» **GIVEN INSTRUCTION**:
Your copy of the material must match it exactly, except that pictures are dropped.

» **AVAILABLE DATA**:

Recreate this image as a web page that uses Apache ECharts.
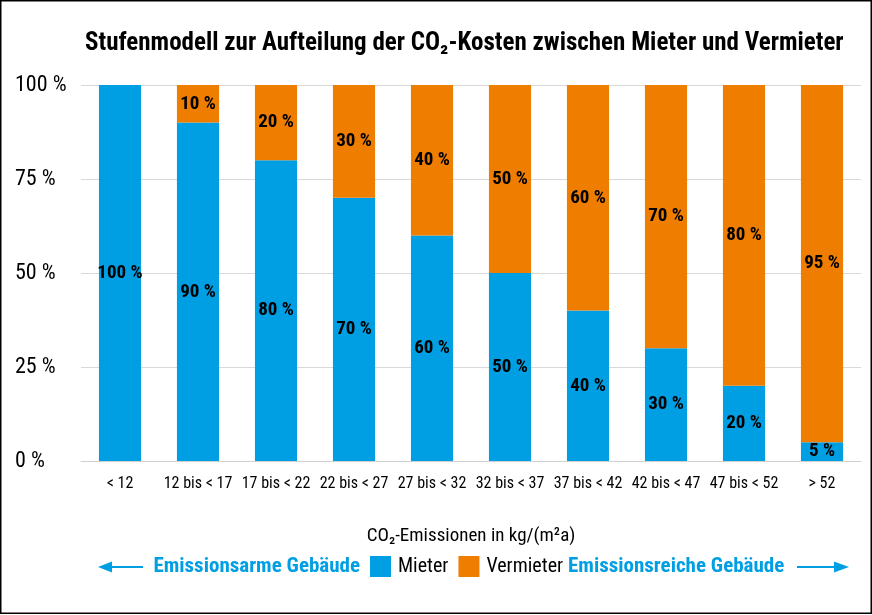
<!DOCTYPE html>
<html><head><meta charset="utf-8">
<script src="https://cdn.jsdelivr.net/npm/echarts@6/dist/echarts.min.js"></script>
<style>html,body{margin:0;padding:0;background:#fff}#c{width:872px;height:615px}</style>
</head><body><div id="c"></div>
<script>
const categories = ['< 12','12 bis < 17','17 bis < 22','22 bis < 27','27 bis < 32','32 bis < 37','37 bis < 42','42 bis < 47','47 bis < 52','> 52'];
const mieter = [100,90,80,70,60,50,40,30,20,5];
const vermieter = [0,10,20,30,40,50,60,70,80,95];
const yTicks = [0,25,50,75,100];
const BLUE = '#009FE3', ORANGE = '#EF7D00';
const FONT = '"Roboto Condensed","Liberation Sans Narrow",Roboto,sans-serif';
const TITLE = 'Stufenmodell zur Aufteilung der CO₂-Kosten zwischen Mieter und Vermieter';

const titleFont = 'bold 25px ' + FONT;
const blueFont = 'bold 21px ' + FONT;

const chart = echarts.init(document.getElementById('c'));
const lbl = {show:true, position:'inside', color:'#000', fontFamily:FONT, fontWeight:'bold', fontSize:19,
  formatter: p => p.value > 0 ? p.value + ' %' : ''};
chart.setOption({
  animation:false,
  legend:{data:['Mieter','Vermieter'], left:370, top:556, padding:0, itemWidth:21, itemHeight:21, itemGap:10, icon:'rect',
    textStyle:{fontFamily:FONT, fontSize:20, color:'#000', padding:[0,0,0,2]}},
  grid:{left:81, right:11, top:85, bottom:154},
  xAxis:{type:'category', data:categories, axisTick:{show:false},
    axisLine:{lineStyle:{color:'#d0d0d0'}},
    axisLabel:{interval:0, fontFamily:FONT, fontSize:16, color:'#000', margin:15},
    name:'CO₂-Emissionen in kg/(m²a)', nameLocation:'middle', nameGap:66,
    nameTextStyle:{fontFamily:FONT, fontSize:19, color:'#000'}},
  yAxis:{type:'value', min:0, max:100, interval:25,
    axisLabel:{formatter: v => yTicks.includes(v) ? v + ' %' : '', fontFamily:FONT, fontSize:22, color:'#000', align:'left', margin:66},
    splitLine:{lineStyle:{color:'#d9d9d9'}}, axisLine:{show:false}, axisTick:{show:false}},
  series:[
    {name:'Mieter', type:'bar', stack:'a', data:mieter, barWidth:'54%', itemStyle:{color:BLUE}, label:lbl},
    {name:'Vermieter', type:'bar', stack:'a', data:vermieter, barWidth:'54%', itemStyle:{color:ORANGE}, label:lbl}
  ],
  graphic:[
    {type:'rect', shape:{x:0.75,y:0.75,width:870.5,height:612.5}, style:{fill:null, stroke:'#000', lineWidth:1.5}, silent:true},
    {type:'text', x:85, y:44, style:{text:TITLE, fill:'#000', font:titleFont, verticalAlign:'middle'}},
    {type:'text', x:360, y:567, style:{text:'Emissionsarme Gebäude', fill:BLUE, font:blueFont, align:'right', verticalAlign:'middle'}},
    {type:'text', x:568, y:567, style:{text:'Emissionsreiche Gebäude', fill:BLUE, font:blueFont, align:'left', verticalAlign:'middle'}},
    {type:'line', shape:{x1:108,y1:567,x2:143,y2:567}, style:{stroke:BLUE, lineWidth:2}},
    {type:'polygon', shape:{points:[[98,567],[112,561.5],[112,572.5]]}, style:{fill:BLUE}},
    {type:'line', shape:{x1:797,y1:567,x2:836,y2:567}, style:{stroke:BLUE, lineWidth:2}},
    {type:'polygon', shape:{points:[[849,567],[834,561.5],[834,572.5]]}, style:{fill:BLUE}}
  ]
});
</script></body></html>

» **WORKED SOLUTION**:
Recreate this image as a web page that uses Apache ECharts.
<!DOCTYPE html>
<html><head><meta charset="utf-8">
<script src="https://cdn.jsdelivr.net/npm/echarts@6/dist/echarts.min.js"></script>
<style>html,body{margin:0;padding:0;background:#fff}#c{width:872px;height:615px}</style>
</head><body><div id="c"></div>
<script>
const categories = ['< 12','12 bis < 17','17 bis < 22','22 bis < 27','27 bis < 32','32 bis < 37','37 bis < 42','42 bis < 47','47 bis < 52','> 52'];
const mieter = [100,90,80,70,60,50,40,30,20,5];
const vermieter = [0,10,20,30,40,50,60,70,80,95];
const yTicks = [0,25,50,75,100];
const BLUE = '#009FE3', ORANGE = '#EF7D00';
const FONT = '"Roboto Condensed","Liberation Sans Narrow",Roboto,sans-serif';
const TITLE = 'Stufenmodell zur Aufteilung der CO₂-Kosten zwischen Mieter und Vermieter';

const titleFont = 'bold 25px ' + FONT;
const blueFont = 'bold 21px ' + FONT;

const chart = echarts.init(document.getElementById('c'));
const lbl = {show:true, position:'inside', color:'#000', fontFamily:FONT, fontWeight:'bold', fontSize:19,
  formatter: p => p.value > 0 ? p.value + ' %' : ''};
chart.setOption({
  animation:false,
  legend:{data:['Mieter','Vermieter'], left:370, top:556, padding:0, itemWidth:21, itemHeight:21, itemGap:10, icon:'rect',
    textStyle:{fontFamily:FONT, fontSize:20, color:'#000', padding:[0,0,0,2]}},
  grid:{left:81, right:11, top:85, bottom:154},
  xAxis:{type:'category', data:categories, axisTick:{show:false},
    axisLine:{lineStyle:{color:'#d0d0d0'}},
    axisLabel:{interval:0, fontFamily:FONT, fontSize:16, color:'#000', margin:15},
    name:'CO₂-Emissionen in kg/(m²a)', nameLocation:'middle', nameGap:66,
    nameTextStyle:{fontFamily:FONT, fontSize:19, color:'#000'}},
  yAxis:{type:'value', min:0, max:100, interval:25,
    axisLabel:{formatter: v => yTicks.includes(v) ? v + ' %' : '', fontFamily:FONT, fontSize:22, color:'#000', align:'left', margin:66},
    splitLine:{lineStyle:{color:'#d9d9d9'}}, axisLine:{show:false}, axisTick:{show:false}},
  series:[
    {name:'Mieter', type:'bar', stack:'a', data:mieter, barWidth:'54%', itemStyle:{color:BLUE}, label:lbl},
    {name:'Vermieter', type:'bar', stack:'a', data:vermieter, barWidth:'54%', itemStyle:{color:ORANGE}, label:lbl}
  ],
  graphic:[
    {type:'rect', shape:{x:0.75,y:0.75,width:870.5,height:612.5}, style:{fill:null, stroke:'#000', lineWidth:1.5}, silent:true},
    {type:'text', x:85, y:44, style:{text:TITLE, fill:'#000', font:titleFont, verticalAlign:'middle'}},
    {type:'text', x:360, y:567, style:{text:'Emissionsarme Gebäude', fill:BLUE, font:blueFont, align:'right', verticalAlign:'middle'}},
    {type:'text', x:568, y:567, style:{text:'Emissionsreiche Gebäude', fill:BLUE, font:blueFont, align:'left', verticalAlign:'middle'}},
    {type:'line', shape:{x1:108,y1:567,x2:143,y2:567}, style:{stroke:BLUE, lineWidth:2}},
    {type:'polygon', shape:{points:[[98,567],[112,561.5],[112,572.5]]}, style:{fill:BLUE}},
    {type:'line', shape:{x1:797,y1:567,x2:836,y2:567}, style:{stroke:BLUE, lineWidth:2}},
    {type:'polygon', shape:{points:[[849,567],[834,561.5],[834,572.5]]}, style:{fill:BLUE}}
  ]
});
</script></body></html>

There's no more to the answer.